What form of the habanero is the hottest? A raw habanero or the pickled ones in a jar from a grocery store?

By anon139176 — On Jan 03, 2011

Ghost pepper a.k.a. Bhut Jolokia is no longer the hottest pepper. it is now the Naga Viper, with over 1.3 million Scoville units.

By anon123553 — On Nov 02, 2010

This was stated on t.v. the other day that the Jolokia is the worlds Hottest Pepper. As far as the Scotch Bonnet and the Habanero pepper? They are equally hot. Their Scoville ratings are identical. The Red Savina Pepper is a Habanero pepper. So the only pepper that is hotter than the Habanero is the Jolokia with a Scoville Heat Unit of 1,000,000.

By anon98502 — On Jul 23, 2010

ghost pepper is the hottest.

By Slothrop — On Jul 21, 2010

@Yossarian – You are correct that the Habanero is not the hottest pepper, but it's worth noting that the others you mentioned are much less common in food precisely because they are so intense.

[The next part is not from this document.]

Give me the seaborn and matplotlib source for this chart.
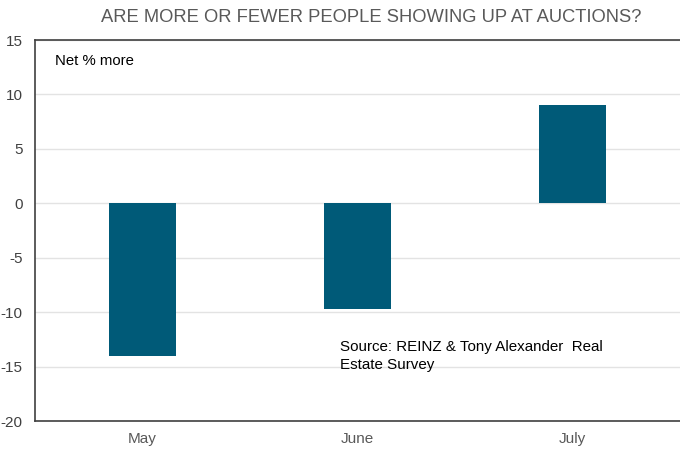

I am also not certain that the Scotch Bonnet pepper is actually hotter than the Habanero. It probably depends on variety.

By Yossarian — On Jul 21, 2010

The habanero pepper is commonly, and mistakenly, thought to be the hottest pepper. In reality, its heat is exceeded by that of the Naga Jolokia pepper, the Scotch Bonnet pepper, and the Red Savina pepper, amongst others.

By sputnik — On Nov 14, 2009

Habanero peppers, which have rather thin skin, will last longer at a cooler temperature, such as in the refrigerator. They will loose moisture faster at room temperature.

Habaneros, as well as other pepper varieties like the temperature somewhere between 45 and 55 Fahrenheit.